Tommy Handley was an obscure stand-up comic in Britain when he was offered the lead role in "It's that Man Again", a radio programme that was a distinct influence on "Rowan and Martin's Laugh-In" (which had some British scriptwriters). "It's that Man Again" (known universally as "Itma") was a fast-cracking, stream-of-consciousness comedy show that placed immense reliance on catchphrases and bizarre supporting characters ... but Handley was at the centre of the maelstrom, and he was justifiably the comedy sensation of wartime England. ("Itma" even gets a mention in Sir William Golding's novel 'Pincher Martin'.)
Before 'Itma', Handley's most famous routine was a musical skit called 'The Disorderly Room'. Remarkably, this skit was written by Eric Blore ... yes, the podgy little actor who played butlers and lackeys in so many Hollywood movies of the 1930s. It's regrettable that Blore never appeared in this skit, in which Handley was abetted by several supporting actors of no consequence.

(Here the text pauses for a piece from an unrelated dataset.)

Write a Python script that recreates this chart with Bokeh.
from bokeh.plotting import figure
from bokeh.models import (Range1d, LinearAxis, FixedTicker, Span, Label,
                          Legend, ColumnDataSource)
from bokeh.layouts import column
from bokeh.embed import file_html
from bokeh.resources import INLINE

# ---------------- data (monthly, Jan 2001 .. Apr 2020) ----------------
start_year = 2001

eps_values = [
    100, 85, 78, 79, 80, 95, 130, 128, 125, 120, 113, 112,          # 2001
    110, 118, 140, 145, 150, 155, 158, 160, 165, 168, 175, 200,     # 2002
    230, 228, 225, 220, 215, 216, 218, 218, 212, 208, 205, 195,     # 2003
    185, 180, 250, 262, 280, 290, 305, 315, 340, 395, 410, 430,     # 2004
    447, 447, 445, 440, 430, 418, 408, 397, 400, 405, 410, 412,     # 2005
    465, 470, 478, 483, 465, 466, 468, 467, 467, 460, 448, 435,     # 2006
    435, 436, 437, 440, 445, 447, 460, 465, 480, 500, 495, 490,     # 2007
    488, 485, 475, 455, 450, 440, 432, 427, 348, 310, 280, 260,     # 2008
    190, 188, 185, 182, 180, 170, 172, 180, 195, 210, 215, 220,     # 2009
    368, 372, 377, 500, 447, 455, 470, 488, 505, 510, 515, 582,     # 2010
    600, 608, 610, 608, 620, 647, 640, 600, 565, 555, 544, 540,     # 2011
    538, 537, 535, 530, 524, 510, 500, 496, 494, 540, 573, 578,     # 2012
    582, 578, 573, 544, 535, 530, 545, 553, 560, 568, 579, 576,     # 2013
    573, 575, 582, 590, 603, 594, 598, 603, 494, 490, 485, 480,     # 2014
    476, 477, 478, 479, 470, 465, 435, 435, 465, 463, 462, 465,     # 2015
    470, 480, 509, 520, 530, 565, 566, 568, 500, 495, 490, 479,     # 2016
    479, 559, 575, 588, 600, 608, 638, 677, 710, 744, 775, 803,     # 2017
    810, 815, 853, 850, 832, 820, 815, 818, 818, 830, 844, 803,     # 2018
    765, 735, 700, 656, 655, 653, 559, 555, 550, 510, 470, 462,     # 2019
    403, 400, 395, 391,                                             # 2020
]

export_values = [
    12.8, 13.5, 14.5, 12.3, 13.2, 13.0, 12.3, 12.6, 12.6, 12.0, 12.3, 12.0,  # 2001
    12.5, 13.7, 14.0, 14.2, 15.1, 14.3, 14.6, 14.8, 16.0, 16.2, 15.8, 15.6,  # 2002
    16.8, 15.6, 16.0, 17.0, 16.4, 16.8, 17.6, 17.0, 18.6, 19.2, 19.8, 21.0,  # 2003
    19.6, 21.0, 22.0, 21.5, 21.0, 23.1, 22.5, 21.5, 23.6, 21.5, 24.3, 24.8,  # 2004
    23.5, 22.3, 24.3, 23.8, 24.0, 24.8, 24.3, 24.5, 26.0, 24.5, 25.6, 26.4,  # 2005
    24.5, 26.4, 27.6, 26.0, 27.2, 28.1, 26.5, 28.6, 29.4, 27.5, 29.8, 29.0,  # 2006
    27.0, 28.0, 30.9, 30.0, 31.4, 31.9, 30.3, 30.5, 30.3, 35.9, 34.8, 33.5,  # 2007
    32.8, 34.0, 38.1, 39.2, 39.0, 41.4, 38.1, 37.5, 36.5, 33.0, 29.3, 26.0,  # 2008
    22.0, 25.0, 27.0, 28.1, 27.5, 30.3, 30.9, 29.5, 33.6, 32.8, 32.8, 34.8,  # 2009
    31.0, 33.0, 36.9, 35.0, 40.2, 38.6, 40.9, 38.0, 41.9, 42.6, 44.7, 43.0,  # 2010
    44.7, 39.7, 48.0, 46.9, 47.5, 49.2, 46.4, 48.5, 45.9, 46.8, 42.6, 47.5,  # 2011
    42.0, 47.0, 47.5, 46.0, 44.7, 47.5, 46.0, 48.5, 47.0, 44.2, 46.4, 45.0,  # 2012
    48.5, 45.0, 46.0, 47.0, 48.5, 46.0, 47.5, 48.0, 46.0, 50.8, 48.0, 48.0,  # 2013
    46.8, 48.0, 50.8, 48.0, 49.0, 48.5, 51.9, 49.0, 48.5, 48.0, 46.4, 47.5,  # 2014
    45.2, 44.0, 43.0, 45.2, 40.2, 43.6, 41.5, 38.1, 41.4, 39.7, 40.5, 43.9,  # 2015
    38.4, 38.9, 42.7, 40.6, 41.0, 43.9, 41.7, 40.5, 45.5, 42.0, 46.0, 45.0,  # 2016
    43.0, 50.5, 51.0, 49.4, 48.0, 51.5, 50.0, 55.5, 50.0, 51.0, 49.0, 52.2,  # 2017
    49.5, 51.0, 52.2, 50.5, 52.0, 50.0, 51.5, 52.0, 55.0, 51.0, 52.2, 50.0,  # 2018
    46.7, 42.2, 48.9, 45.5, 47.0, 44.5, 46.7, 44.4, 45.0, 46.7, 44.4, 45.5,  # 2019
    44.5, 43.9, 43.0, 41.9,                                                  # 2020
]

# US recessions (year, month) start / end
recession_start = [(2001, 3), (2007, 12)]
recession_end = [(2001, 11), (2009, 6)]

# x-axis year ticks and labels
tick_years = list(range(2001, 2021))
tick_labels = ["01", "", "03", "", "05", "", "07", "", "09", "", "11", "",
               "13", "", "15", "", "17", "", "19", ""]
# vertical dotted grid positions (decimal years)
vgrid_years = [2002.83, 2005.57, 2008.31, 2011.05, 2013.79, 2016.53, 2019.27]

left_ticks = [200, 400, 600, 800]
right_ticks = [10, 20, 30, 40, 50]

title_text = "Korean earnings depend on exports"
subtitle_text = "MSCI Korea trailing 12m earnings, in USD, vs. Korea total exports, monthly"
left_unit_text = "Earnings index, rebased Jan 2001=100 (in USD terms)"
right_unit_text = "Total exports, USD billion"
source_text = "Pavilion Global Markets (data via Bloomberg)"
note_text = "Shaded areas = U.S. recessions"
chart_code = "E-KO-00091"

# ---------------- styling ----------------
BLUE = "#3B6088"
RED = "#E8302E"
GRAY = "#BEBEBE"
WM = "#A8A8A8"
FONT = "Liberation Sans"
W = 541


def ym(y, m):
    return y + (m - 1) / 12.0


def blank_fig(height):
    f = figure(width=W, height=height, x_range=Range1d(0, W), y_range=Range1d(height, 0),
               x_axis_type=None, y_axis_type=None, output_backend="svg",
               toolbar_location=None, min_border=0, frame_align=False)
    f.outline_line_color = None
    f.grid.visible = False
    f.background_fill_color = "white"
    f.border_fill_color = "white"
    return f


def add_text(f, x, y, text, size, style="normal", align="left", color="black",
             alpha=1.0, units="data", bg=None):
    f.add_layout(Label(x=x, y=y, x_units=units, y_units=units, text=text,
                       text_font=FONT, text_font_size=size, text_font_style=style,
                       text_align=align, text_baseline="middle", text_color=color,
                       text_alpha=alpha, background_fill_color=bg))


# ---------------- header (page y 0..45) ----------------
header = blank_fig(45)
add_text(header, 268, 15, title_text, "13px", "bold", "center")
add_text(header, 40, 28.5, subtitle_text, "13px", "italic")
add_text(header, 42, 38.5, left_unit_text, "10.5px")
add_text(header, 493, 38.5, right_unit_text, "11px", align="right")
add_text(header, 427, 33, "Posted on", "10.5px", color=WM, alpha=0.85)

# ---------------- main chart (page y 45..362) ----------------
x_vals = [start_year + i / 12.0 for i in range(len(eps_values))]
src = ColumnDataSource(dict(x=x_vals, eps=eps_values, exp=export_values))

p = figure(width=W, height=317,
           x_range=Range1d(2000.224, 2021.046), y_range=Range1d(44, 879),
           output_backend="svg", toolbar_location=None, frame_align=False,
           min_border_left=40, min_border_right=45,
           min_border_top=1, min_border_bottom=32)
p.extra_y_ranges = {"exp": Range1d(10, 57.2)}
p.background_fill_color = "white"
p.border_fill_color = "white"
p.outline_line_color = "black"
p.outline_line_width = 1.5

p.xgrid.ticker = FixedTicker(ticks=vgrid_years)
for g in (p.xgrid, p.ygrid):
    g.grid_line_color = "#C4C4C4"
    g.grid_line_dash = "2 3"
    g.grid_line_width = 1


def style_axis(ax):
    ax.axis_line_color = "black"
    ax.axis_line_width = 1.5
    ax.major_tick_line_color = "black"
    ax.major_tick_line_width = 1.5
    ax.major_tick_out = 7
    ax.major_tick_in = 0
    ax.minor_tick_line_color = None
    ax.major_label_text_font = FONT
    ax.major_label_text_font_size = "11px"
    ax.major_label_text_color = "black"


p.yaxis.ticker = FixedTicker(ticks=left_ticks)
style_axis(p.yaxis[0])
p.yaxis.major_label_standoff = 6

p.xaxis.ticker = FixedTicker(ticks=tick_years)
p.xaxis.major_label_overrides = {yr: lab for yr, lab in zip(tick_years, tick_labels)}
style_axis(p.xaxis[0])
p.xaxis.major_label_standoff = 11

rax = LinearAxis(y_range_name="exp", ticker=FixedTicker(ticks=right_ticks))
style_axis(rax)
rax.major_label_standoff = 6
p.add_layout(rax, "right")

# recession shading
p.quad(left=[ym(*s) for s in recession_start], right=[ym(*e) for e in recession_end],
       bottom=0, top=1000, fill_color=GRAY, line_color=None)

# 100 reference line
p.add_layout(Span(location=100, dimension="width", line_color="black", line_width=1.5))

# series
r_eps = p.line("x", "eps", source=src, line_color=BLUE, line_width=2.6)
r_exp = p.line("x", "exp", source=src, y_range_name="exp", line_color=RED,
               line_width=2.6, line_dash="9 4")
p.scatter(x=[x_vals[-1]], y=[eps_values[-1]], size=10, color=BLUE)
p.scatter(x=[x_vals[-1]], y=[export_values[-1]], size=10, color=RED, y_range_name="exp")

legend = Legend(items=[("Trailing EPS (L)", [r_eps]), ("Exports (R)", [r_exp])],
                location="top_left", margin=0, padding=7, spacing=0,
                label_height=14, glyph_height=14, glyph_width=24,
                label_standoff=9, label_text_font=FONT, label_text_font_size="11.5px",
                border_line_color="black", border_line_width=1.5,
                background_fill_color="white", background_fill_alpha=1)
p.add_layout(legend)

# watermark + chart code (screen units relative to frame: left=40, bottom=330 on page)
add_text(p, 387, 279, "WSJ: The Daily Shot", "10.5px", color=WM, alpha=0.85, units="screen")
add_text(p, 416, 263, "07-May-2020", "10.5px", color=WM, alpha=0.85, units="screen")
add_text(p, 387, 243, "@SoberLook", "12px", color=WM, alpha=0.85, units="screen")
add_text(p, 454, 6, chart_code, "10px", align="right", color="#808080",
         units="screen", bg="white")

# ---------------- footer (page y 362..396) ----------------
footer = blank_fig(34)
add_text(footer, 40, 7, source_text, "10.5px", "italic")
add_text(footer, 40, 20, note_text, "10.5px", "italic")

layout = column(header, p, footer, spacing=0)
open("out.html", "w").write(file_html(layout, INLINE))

The skit takes place in a barracks of the British Expeditionary Force during World War One, in the orderly room (hence the title). Handley is the captain attempting to enforce discipline upon his squaddies, who have been brawling. The gimmick is that all the disciplinary proceedings are SUNG, in the form of parody lyrics to the melodies of popular songs. (A gimmick that Allan Sherman would have great success with in the 1960s.)
Handley (assisted by a rotating supporting cast) performed 'The Disorderly Room' at least six times on the early BBC television hookup. At the time, there was no way to record a transmission, so Handley had to perform the routine live each time it was broadcast ... consequently, the musical material in the performance varied widely each time he performed it, and even the running time of the skit fluctuated. According to my copies of BBC transmission logs from the 1930s, here are the air dates and running times for the six occasions when Handley televised 'The Disorderly Room': 17 April 1937 (15 minutes); two performances on 30 August 1937 (35 and 30 minutes); 23 December '37 (15m); 15 August 1939 (30m), 20 August '39 (30m).
It's a shame that so little of Handley's television work survives, as he was absolutely one of the most important figures in wartime radio entertainment.